> _What the task requires_:
Identify each line in the records below that contains the word "this", and copy it.

> _Data supplied_:
[Begin]

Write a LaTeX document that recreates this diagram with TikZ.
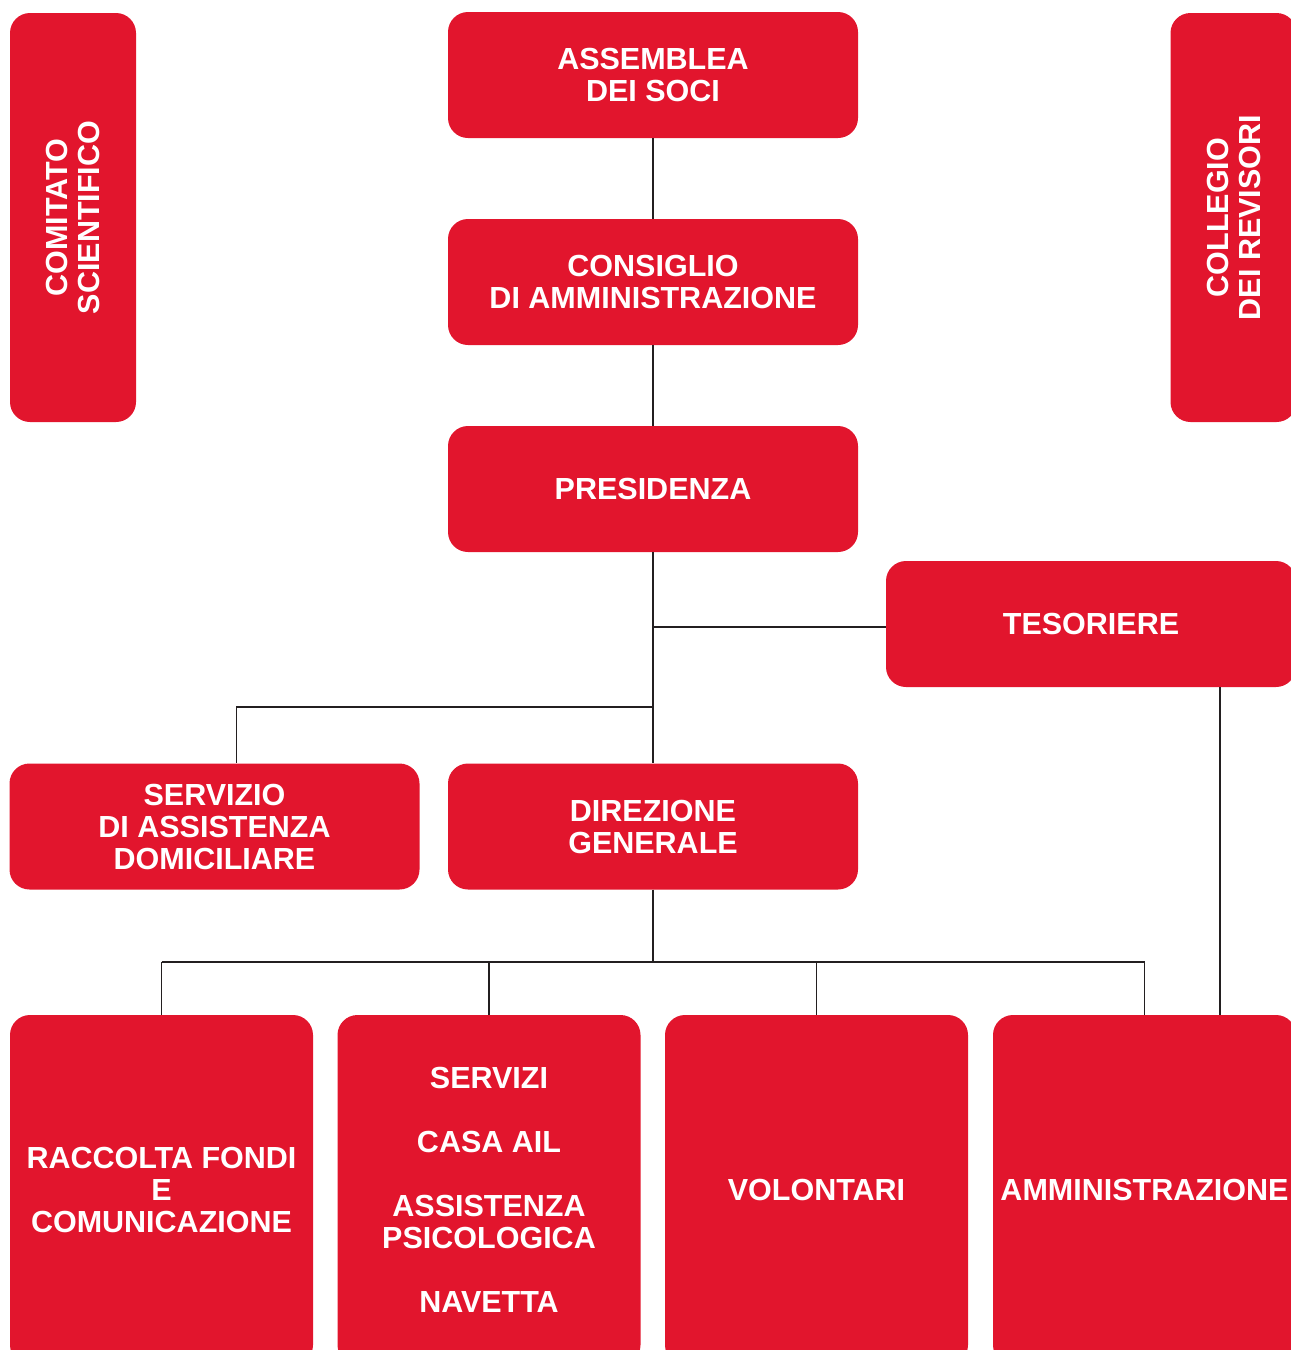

[End]
[Begin]

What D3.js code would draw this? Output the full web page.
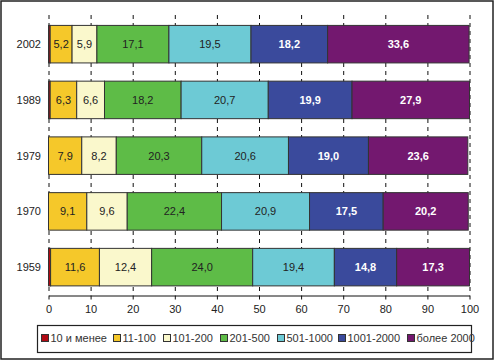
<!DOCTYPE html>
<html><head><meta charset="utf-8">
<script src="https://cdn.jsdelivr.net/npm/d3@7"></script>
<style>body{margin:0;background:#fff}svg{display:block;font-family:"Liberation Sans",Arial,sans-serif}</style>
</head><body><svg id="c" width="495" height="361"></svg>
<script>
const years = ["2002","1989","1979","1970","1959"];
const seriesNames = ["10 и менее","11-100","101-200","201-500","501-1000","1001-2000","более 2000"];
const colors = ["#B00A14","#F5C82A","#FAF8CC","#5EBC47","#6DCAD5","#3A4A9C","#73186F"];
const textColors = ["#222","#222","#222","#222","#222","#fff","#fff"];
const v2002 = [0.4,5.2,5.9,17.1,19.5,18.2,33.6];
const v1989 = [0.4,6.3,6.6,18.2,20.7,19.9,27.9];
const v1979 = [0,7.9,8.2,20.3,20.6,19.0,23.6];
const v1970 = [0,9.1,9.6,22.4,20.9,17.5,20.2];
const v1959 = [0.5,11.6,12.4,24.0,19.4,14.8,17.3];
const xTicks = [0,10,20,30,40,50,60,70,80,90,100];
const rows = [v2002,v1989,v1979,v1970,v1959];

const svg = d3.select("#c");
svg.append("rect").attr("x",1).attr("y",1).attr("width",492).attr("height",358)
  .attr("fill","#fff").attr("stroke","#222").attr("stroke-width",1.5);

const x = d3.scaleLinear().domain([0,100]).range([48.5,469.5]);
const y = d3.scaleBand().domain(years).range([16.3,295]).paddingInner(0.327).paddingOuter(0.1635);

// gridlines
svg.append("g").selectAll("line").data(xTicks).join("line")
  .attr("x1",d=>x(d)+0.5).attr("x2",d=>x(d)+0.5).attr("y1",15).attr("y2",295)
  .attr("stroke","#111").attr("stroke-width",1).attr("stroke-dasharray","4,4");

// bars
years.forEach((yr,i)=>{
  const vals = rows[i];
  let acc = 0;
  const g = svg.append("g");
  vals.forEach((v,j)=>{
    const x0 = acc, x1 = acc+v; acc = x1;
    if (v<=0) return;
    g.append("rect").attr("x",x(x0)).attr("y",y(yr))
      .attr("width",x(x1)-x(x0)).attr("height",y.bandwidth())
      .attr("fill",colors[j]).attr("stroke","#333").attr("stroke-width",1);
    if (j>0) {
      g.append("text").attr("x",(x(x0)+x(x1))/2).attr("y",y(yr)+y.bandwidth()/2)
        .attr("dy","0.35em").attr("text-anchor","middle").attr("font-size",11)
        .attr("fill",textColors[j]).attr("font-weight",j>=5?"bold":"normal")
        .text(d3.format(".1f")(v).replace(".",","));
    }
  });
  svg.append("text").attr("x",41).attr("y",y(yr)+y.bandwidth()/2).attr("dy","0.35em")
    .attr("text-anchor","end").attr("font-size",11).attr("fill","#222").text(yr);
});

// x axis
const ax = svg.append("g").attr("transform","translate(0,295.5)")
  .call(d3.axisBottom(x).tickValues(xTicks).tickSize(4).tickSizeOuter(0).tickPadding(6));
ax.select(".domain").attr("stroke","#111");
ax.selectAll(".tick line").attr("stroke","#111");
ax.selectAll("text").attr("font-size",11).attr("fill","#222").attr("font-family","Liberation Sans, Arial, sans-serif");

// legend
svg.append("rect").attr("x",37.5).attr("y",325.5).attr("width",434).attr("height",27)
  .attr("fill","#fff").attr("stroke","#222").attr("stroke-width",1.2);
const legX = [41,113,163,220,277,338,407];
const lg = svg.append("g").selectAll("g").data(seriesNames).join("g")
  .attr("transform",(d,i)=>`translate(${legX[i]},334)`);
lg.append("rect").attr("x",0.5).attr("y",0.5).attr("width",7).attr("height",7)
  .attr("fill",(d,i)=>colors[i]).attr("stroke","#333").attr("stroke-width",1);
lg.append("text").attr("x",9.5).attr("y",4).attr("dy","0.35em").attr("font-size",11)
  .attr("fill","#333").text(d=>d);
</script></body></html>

[End]

> _Response to the task_:
Write a LaTeX document that recreates this diagram with TikZ.
What D3.js code would draw this? Output the full web page.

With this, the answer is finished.